Published online by Cambridge University Press: 05 July 2014
A SYNOPSIS OF HISTORIESBEGINNING WITH THE DEATH OF THE EMPEROR NIKEPHOROS, THE EX-MINISTER OF FINANCE AND EXTENDING TO THE REIGN OF ISAAC KOMNENOS, COMPOSED BY JOHN SKYLITZES, THE KOUROPALATES WHO SERVED AS COMMANDER-IN-CHIEF OF THE WATCH
After the ancient writers, the best compendium of history was written, first by George the monk, synkellos to the most holy patriarch Tarasios, then by Theophanes the confessor, hegoumenos of the monastery of Agros. These men carefully read through the history books, making a précis of them in simple, unaffected language, touching exclusively on the substance of the events which had taken place. George began with the creation of the world and continued to [the time of] the tyrants, Maximian and Maximinos, his son. Theophanes took the other’s conclusion as his starting point and brought his work to an end with the death of the emperor Nikephoros, the ex-minister of finance. After [Theophanes] nobody continued their effort. There were those who attempted to do so, such as the Sicilian schoolmaster and, in our own time, the supremely honourable consul of the philosophers, [Michael] Psellos. There were others too but, because they took their task too lightly, they all failed to write with the requisite degree of accuracy. Many important events they omitted altogether and their works are of little value to posterity. They are little more than calculations of the duration of each reign and reports on who held the sceptre after whom – no more. Even when they appear to mention certain events, these writers do their readers a disservice and no good because they fail to write about them accurately.

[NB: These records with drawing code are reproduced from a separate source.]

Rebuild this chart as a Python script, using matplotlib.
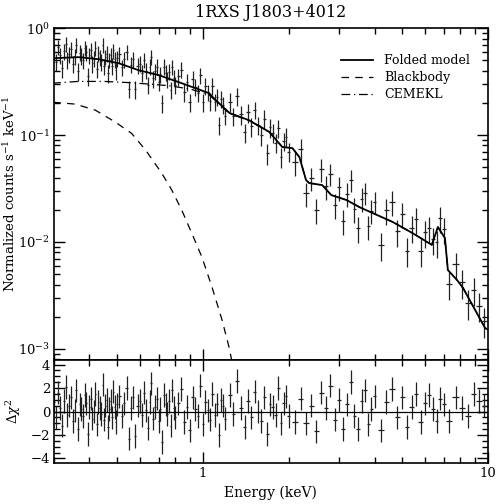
import numpy as np
import matplotlib as mpl
mpl.use('Agg')
import matplotlib.pyplot as plt
from matplotlib.ticker import LogLocator, MultipleLocator, FixedLocator, FixedFormatter, NullFormatter

plt.rcParams['font.family'] = 'DejaVu Serif'
plt.rcParams['mathtext.fontset'] = 'dejavuserif'

# spectrum bins (keV)
energy = [0.300, 0.305, 0.310, 0.315, 0.320, 0.325, 0.330, 0.335, 0.340, 0.345,
          0.350, 0.355, 0.360, 0.365, 0.370, 0.375, 0.380, 0.385, 0.390, 0.395,
          0.400, 0.405, 0.410, 0.415, 0.420, 0.425, 0.430, 0.435, 0.440, 0.445,
          0.450, 0.455, 0.460, 0.465, 0.470, 0.475, 0.480, 0.485, 0.490, 0.495, 0.500,
          0.51, 0.52, 0.53, 0.54, 0.55, 0.56, 0.57, 0.58, 0.59, 0.60,
          0.61, 0.62, 0.63, 0.64, 0.65, 0.66, 0.67, 0.68, 0.69, 0.70,
          0.71, 0.72, 0.73, 0.74, 0.75, 0.76, 0.77, 0.78, 0.79, 0.80,
          0.82, 0.84, 0.86, 0.88, 0.90, 0.92, 0.94, 0.96, 0.98, 1.00,
          1.02, 1.04, 1.06, 1.08, 1.10, 1.12, 1.14, 1.16, 1.18, 1.20,
          1.24, 1.28, 1.32, 1.36, 1.40, 1.44, 1.48, 1.52, 1.56, 1.60,
          1.64, 1.68, 1.72, 1.76, 1.80, 1.84, 1.88, 1.92, 1.96, 2.00,
          2.1, 2.2, 2.3, 2.4, 2.5, 2.6, 2.7, 2.8, 2.9, 3.0,
          3.1, 3.2, 3.3, 3.4, 3.5, 3.6, 3.7, 3.8, 3.9, 4.0,
          4.2, 4.4, 4.6, 4.8, 5.0, 5.2, 5.4, 5.6, 5.8, 6.0, 6.2, 6.4, 6.6, 6.8, 7.0,
          7.3, 7.7, 8.1, 8.5, 8.9, 9.3, 9.7]

rate = [0.602, 0.485, 0.674, 0.557, 0.422, 0.611, 0.719, 0.503, 0.575, 0.644,
        0.462, 0.544, 0.699, 0.399, 0.590, 0.553, 0.499, 0.660, 0.594, 0.358,
        0.563, 0.623, 0.469, 0.519, 0.649, 0.419, 0.583, 0.536, 0.490, 0.701,
        0.441, 0.540, 0.579, 0.383, 0.506, 0.560, 0.443, 0.620, 0.512, 0.404, 0.523,
        0.574, 0.432, 0.510, 0.602, 0.269, 0.456, 0.513, 0.269, 0.446, 0.467,
        0.381, 0.505, 0.400, 0.296, 0.437, 0.536, 0.339, 0.397, 0.437, 0.314,
        0.372, 0.199, 0.436, 0.385, 0.333, 0.392, 0.267, 0.432, 0.344, 0.296,
        0.355, 0.411, 0.251, 0.313, 0.203, 0.338, 0.282, 0.247, 0.363, 0.205,
        0.287, 0.252, 0.208, 0.290, 0.205, 0.227, 0.124, 0.218, 0.193, 0.152,
        0.206, 0.151, 0.233, 0.157, 0.106, 0.164, 0.121, 0.173, 0.124, 0.101,
        0.143, 0.068, 0.118, 0.105, 0.085, 0.116, 0.063, 0.088, 0.0964, 0.0699,
        0.0558, 0.0740, 0.0285, 0.0398, 0.0200, 0.0479, 0.0333, 0.0434, 0.0221, 0.0325,
        0.0158, 0.0283, 0.0384, 0.0203, 0.0134, 0.0255, 0.0290, 0.0140, 0.0196, 0.0239,
        0.0094, 0.0198, 0.0237, 0.0126, 0.0184, 0.0083, 0.0136, 0.0163, 0.0082, 0.0123,
        0.0135, 0.0106, 0.0099, 0.0167, 0.0132,
        0.00407, 0.00619, 0.00420, 0.00269, 0.00354, 0.00254, 0.00184]

# fractional 1-sigma errors
frac_err = [0.17, 0.18, 0.16, 0.17, 0.19, 0.17, 0.16, 0.18, 0.17, 0.16,
            0.18, 0.17, 0.16, 0.19, 0.17, 0.18, 0.17, 0.16, 0.17, 0.19,
            0.17, 0.16, 0.18, 0.17, 0.16, 0.18, 0.17, 0.17, 0.18, 0.16,
            0.18, 0.17, 0.17, 0.19, 0.17, 0.16, 0.18, 0.16, 0.17, 0.18, 0.17,
            0.17, 0.18, 0.17, 0.16, 0.18, 0.17, 0.17, 0.19, 0.17, 0.17,
            0.18, 0.16, 0.17, 0.18, 0.17, 0.16, 0.18, 0.17, 0.17, 0.18,
            0.17, 0.19, 0.17, 0.17, 0.18, 0.17, 0.18, 0.16, 0.17, 0.18,
            0.18, 0.17, 0.19, 0.18, 0.19, 0.18, 0.18, 0.18, 0.17, 0.19,
            0.18, 0.18, 0.19, 0.18, 0.18, 0.18, 0.20, 0.18, 0.18, 0.19,
            0.20, 0.20, 0.19, 0.20, 0.21, 0.20, 0.20, 0.19, 0.20, 0.21,
            0.20, 0.22, 0.20, 0.20, 0.20, 0.19, 0.21, 0.20, 0.20, 0.20,
            0.25, 0.24, 0.26, 0.25, 0.27, 0.24, 0.25, 0.23, 0.26, 0.25,
            0.27, 0.25, 0.23, 0.26, 0.27, 0.25, 0.24, 0.26, 0.25, 0.24,
            0.29, 0.27, 0.26, 0.28, 0.27, 0.30, 0.28, 0.27, 0.29, 0.28,
            0.27, 0.28, 0.29, 0.27, 0.28,
            0.30, 0.28, 0.30, 0.31, 0.29, 0.30, 0.31]

# bin half-widths per energy band (keV) and number of bins in each band
band_halfwidth = [0.0025, 0.005, 0.01, 0.02, 0.05, 0.1, 0.2]
band_nbins = [41, 30, 20, 20, 20, 15, 7]

resid = [0.8, -0.5, 1.6, 0.3, -1.2, 0.9, 2.1, -0.3, 0.5, 1.2,
         -0.8, 0.1, 1.8, -1.5, 0.6, 0.2, -0.4, 1.4, 0.7, -1.9,
         0.4, 1.1, -0.6, 0.0, 1.5, -1.1, 0.8, 0.3, -0.2, 2.3,
         -0.7, 0.5, 1.0, -1.3, 0.2, 0.9, -0.5, 1.7, 0.4, -0.9, 0.6,
         1.3, -0.4, 0.7, 2.0, -2.3, 0.3, 1.2, -2.1, 0.5, 0.9,
         -0.3, 1.6, 0.1, -1.4, 0.8, 2.4, -0.6, 0.4, 1.1, -0.8,
         0.2, -2.6, 1.4, 0.6, -0.2, 0.9, -1.2, 1.8, 0.3, -0.5,
         0.7, 1.9, -0.9, 0.4, -1.6, 1.2, 0.2, -0.4, 2.2, -1.1,
         0.8, 0.1, -0.7, 1.5, -0.3, 0.6, -2.0, 1.0, 0.5, -0.6,
         1.4, -0.2, 2.6, 0.3, -1.3, 0.9, -0.5, 1.7, 0.0, -0.8,
         1.2, -1.9, 0.6, 0.4, -0.3, 2.0, -1.0, 0.7, 1.3, -0.4,
         -0.9, 1.1, -1.0, 0.5, -1.7, 1.6, 0.3, 2.2, -0.7, 1.0,
         -1.5, 0.6, 2.5, -0.4, -1.5, 0.9, 1.8, -1.1, 0.2, 1.3,
         -1.6, 0.8, 1.9, -0.5, 1.2, -1.3, 0.4, 1.5, -0.9, 0.7,
         1.4, 0.2, -0.8, 1.1, 0.6,
         -0.8, 1.2, 0.3, -0.4, 1.5, 0.9, 0.5]

# folded model
model_e = [0.296, 0.366, 0.430, 0.506, 0.595, 0.700, 0.843, 1.05, 1.11, 1.24,
           1.45, 1.71, 1.90, 2.06, 2.18, 2.30, 2.36, 2.62, 2.82, 3.19,
           3.54, 4.63, 5.44, 6.35, 6.67, 7.06, 7.23, 7.78, 8.17, 9.76, 10.0]
model_v = [0.524, 0.536, 0.513, 0.471, 0.405, 0.364, 0.306, 0.247, 0.212, 0.161,
           0.138, 0.107, 0.0773, 0.0756, 0.0623, 0.0380, 0.0356, 0.0341, 0.0275, 0.0247,
           0.0212, 0.0154, 0.0121, 0.0094, 0.0138, 0.0109, 0.00547, 0.00442, 0.00372, 0.00157, 0.00151]

# blackbody component
bb_e = [0.299, 0.357, 0.420, 0.494, 0.562, 0.630, 0.717, 0.778, 0.843, 0.914,
        0.992, 1.076, 1.167, 1.235, 1.265]
bb_v = [0.203, 0.195, 0.171, 0.132, 0.104, 0.0724, 0.0441, 0.0306, 0.0199, 0.0121,
        0.00724, 0.00380, 0.00187, 0.00104, 0.00076]

# CEMEKL component
cem_e = [0.296, 0.366, 0.450, 0.550, 0.650, 0.760, 0.900, 1.05, 1.11, 1.24,
         1.45, 1.71, 1.90, 2.06, 2.18, 2.30, 2.36, 2.62, 2.82, 3.19,
         3.54, 4.63, 5.44, 6.35, 6.67, 7.06, 7.23, 7.78, 8.17, 9.76, 10.0]
cem_v = [0.306, 0.318, 0.318, 0.310, 0.300, 0.290, 0.270, 0.240, 0.208, 0.159,
         0.137, 0.107, 0.0773, 0.0756, 0.0623, 0.0380, 0.0356, 0.0341, 0.0275, 0.0247,
         0.0212, 0.0154, 0.0121, 0.0094, 0.0138, 0.0109, 0.00547, 0.00442, 0.00372, 0.00157, 0.00151]

energy = np.array(energy)
rate = np.array(rate)
yerr = rate * np.array(frac_err)
xerr = np.repeat(band_halfwidth, band_nbins)

fig = plt.figure(figsize=(4.98, 5.04), dpi=100)
ax1 = fig.add_axes([0.108, 0.286, 0.872, 0.658])
ax2 = fig.add_axes([0.108, 0.081, 0.872, 0.205], sharex=ax1)

ax1.errorbar(energy, rate, yerr=yerr, xerr=xerr, fmt='none', ecolor='#222222', elinewidth=0.9, capsize=0)
ax1.plot(model_e, model_v, color='k', lw=1.3, label='Folded model')
ax1.plot(bb_e, bb_v, color='k', lw=0.9, ls=(0, (6, 5)), label='Blackbody')
ax1.plot(cem_e, cem_v, color='k', lw=0.9, ls=(0, (7, 3, 1, 3)), label='CEMEKL')

ax1.set_xscale('log')
ax1.set_yscale('log')
ax1.set_xlim(0.3, 10)
ax1.set_ylim(7.9e-4, 1.0)
ax1.set_ylabel('Normalized counts s$^{-1}$ keV$^{-1}$', fontsize=9.5)
ax1.yaxis.set_label_coords(-0.083, 0.5)
ax1.set_title('1RXS J1803+4012', fontsize=11.5, pad=8)
ax1.legend(loc='upper right', bbox_to_anchor=(0.985, 0.955), frameon=False, fontsize=9,
           handlelength=2.6, handletextpad=0.9, labelspacing=0.3)

ax2.errorbar(energy, resid, yerr=1.0, xerr=xerr, fmt='none', ecolor='#222222', elinewidth=0.9, capsize=0)
ax2.axhline(0, color='k', lw=0.9)
ax2.set_ylim(-4.4, 4.4)
ax2.set_xlabel('Energy (keV)', fontsize=10)
ax2.set_ylabel(r'$\Delta\chi^2$', fontsize=9.5)
ax2.yaxis.set_label_coords(-0.072, 0.5)
ax2.yaxis.set_major_locator(MultipleLocator(2))
ax2.yaxis.set_minor_locator(MultipleLocator(0.5))

ax2.xaxis.set_major_locator(FixedLocator([1, 10]))
ax2.xaxis.set_major_formatter(FixedFormatter(['1', '10']))
ax2.xaxis.set_minor_locator(LogLocator(base=10, subs=np.arange(2, 10)))
ax2.xaxis.set_minor_formatter(NullFormatter())
plt.setp(ax1.get_xticklabels(), visible=False)
ax1.yaxis.set_major_locator(LogLocator(base=10, numticks=10))
ax1.yaxis.set_minor_locator(LogLocator(base=10, subs=np.arange(2, 10), numticks=20))
ax1.yaxis.set_minor_formatter(NullFormatter())

for ax in (ax1, ax2):
    ax.tick_params(which='both', direction='in', top=True, right=True, labelsize=9.5, width=1, pad=2.5)
    ax.tick_params(which='major', length=8)
    ax.tick_params(which='minor', length=4)
    for s in ax.spines.values():
        s.set_linewidth(1.2)

plt.savefig('out.png', dpi=100)
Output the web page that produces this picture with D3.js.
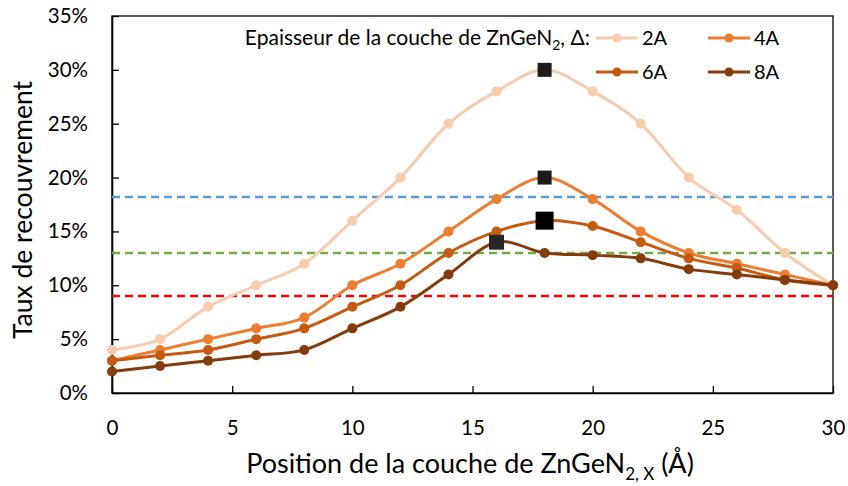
<!DOCTYPE html>
<html><head><meta charset="utf-8">
<script src="https://cdn.jsdelivr.net/npm/d3@7"></script>
<style>
body{margin:0;background:#fff}
svg{display:block}
text{font-family:Lato,"Open Sans",sans-serif;fill:#000}
</style>
</head><body>
<svg id="c" width="848" height="486"></svg>
<script>
// ---- data ----
const positions = [0,2,4,6,8,10,12,14,16,18,20,22,24,26,28,30];
const seriesNames = ["2A","4A","6A","8A"];
const s2A = [4,5,8,10,12,16,20,25,28,30,28,25,20,17,13,10];
const s4A = [3,4,5,6,7,10,12,15,18,20,18,15,13,12,11,10];
const s6A = [3,3.5,4,5,6,8,10,13,15,16,15.5,14,12.5,11.6,10.5,10];
const s8A = [2,2.5,3,3.5,4,6,8,11,14,13,12.8,12.5,11.5,11,10.5,10];
const peakX = [18,18,18,16];          // highlighted maximum per series
const refLevels = [18.2,13,9];        // horizontal dashed reference levels (%)
const yTicks = [0,5,10,15,20,25,30,35];
const xTicks = [0,5,10,15,20,25,30];

// ---- styles ----
const colors = ["#F8CBAD","#ED7D31","#C55A11","#843C0C"];
const refColors = ["#5B9BD5","#70AD47","#FF0000"];
const peakSizes = [14,14,18,15];
const peakColors = ["#1c1c1c","#1c1c1c","#000000","#262626"];

const allSeries = [s2A,s4A,s6A,s8A];
const svg = d3.select("#c");
const x = d3.scaleLinear().domain([0,30]).range([112,833]);
const y = d3.scaleLinear().domain([0,35]).range([393,16]);

// frame
svg.append("rect").attr("x",x(0)).attr("y",y(35)).attr("width",x(30)-x(0)).attr("height",y(0)-y(35))
  .attr("fill","none").attr("stroke","#000").attr("stroke-width",1.3);

// axes with inner ticks
const xa = svg.append("g").attr("transform",`translate(0,${y(0)})`)
  .call(d3.axisBottom(x).tickValues(xTicks).tickSizeInner(-7).tickSizeOuter(0).tickPadding(27).tickFormat(d3.format("d")));
const ya = svg.append("g").attr("transform",`translate(${x(0)},0)`)
  .call(d3.axisLeft(y).tickValues(yTicks).tickSizeInner(-7).tickSizeOuter(0).tickPadding(24).tickFormat(d=>d+"%"));
[xa,ya].forEach(g=>{
  g.select(".domain").attr("stroke","#000").attr("stroke-width",1.6);
  g.selectAll(".tick line").attr("stroke","#000").attr("stroke-width",1.3);
  g.selectAll(".tick text").style("font-size","20.5px").attr("fill","#000");
});

// reference dashed lines
svg.append("g").selectAll("line").data(refLevels).join("line")
  .attr("x1",x(0)).attr("x2",x(30)).attr("y1",d=>y(d)).attr("y2",d=>y(d))
  .attr("stroke",(d,i)=>refColors[i]).attr("stroke-width",2.6).attr("stroke-dasharray","8,5");

// series
const line = d3.line().x(d=>x(d[0])).y(d=>y(d[1])).curve(d3.curveCardinal.tension(0));
allSeries.forEach((vals,i)=>{
  const pts = positions.map((p,j)=>[p,vals[j]]);
  const g = svg.append("g");
  g.append("path").datum(pts).attr("d",line).attr("fill","none")
    .attr("stroke",colors[i]).attr("stroke-width",3);
  g.selectAll("circle").data(pts.filter(p=>p[0]!==peakX[i])).join("circle")
    .attr("cx",d=>x(d[0])).attr("cy",d=>y(d[1])).attr("r",5).attr("fill",colors[i]);
  const pk = pts.find(p=>p[0]===peakX[i]);
  const s = peakSizes[i];
  g.append("rect").attr("x",x(pk[0])-s/2).attr("y",y(pk[1])-s/2).attr("width",s).attr("height",s)
    .attr("fill",peakColors[i]);
});

// legend
const lg = svg.append("g");
const lt = lg.append("text").attr("x",590).attr("y",45).attr("text-anchor","end").style("font-size","21px");
lt.append("tspan").text("Epaisseur de la couche de ZnGeN");
lt.append("tspan").text("2").style("font-size","14px").attr("dy",5);
lt.append("tspan").text(", Δ:").attr("dy",-5);
const legPos = [[596,38],[708,38],[596,72],[708,72]];
seriesNames.forEach((n,i)=>{
  const [lx,ly] = legPos[i];
  lg.append("line").attr("x1",lx).attr("x2",lx+42).attr("y1",ly).attr("y2",ly)
    .attr("stroke",colors[i]).attr("stroke-width",3);
  lg.append("circle").attr("cx",lx+21).attr("cy",ly).attr("r",4.5).attr("fill",colors[i]);
  lg.append("text").attr("x",lx+46).attr("y",ly+7).style("font-size","20px").text(n);
});

// axis titles
svg.append("text").attr("transform","translate(32,210) rotate(-90)").attr("text-anchor","middle")
  .style("font-size","26.5px").text("Taux de recouvrement");
const xt = svg.append("text").attr("x",470).attr("y",473).attr("text-anchor","middle").style("font-size","27px");
xt.append("tspan").text("Position de la couche de ZnGeN");
xt.append("tspan").text("2, X").style("font-size","17px").attr("dy",7);
xt.append("tspan").text(" (Å)").attr("dy",-7);
</script>
</body></html>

Theodore Daphnopates, Niketas the Paphlagonian, Joseph Genesios and Manuel, these two of Constantinople, Nikephoros the deacon from Phrygia, Leo from Asia, Theodore, bishop of Side and his nephew of the same name who presided over the church of Sebasteia, Demetrios, bishop of Kyzikos and the monk John the Lydian – these all set themselves their own goals: maybe the glorification of an emperor, the censure of a patriarch, or to extol a friend – each attains his own ends under the guise of writing history and every one of them falls far short of the mentality of those godly men of whom we spoke.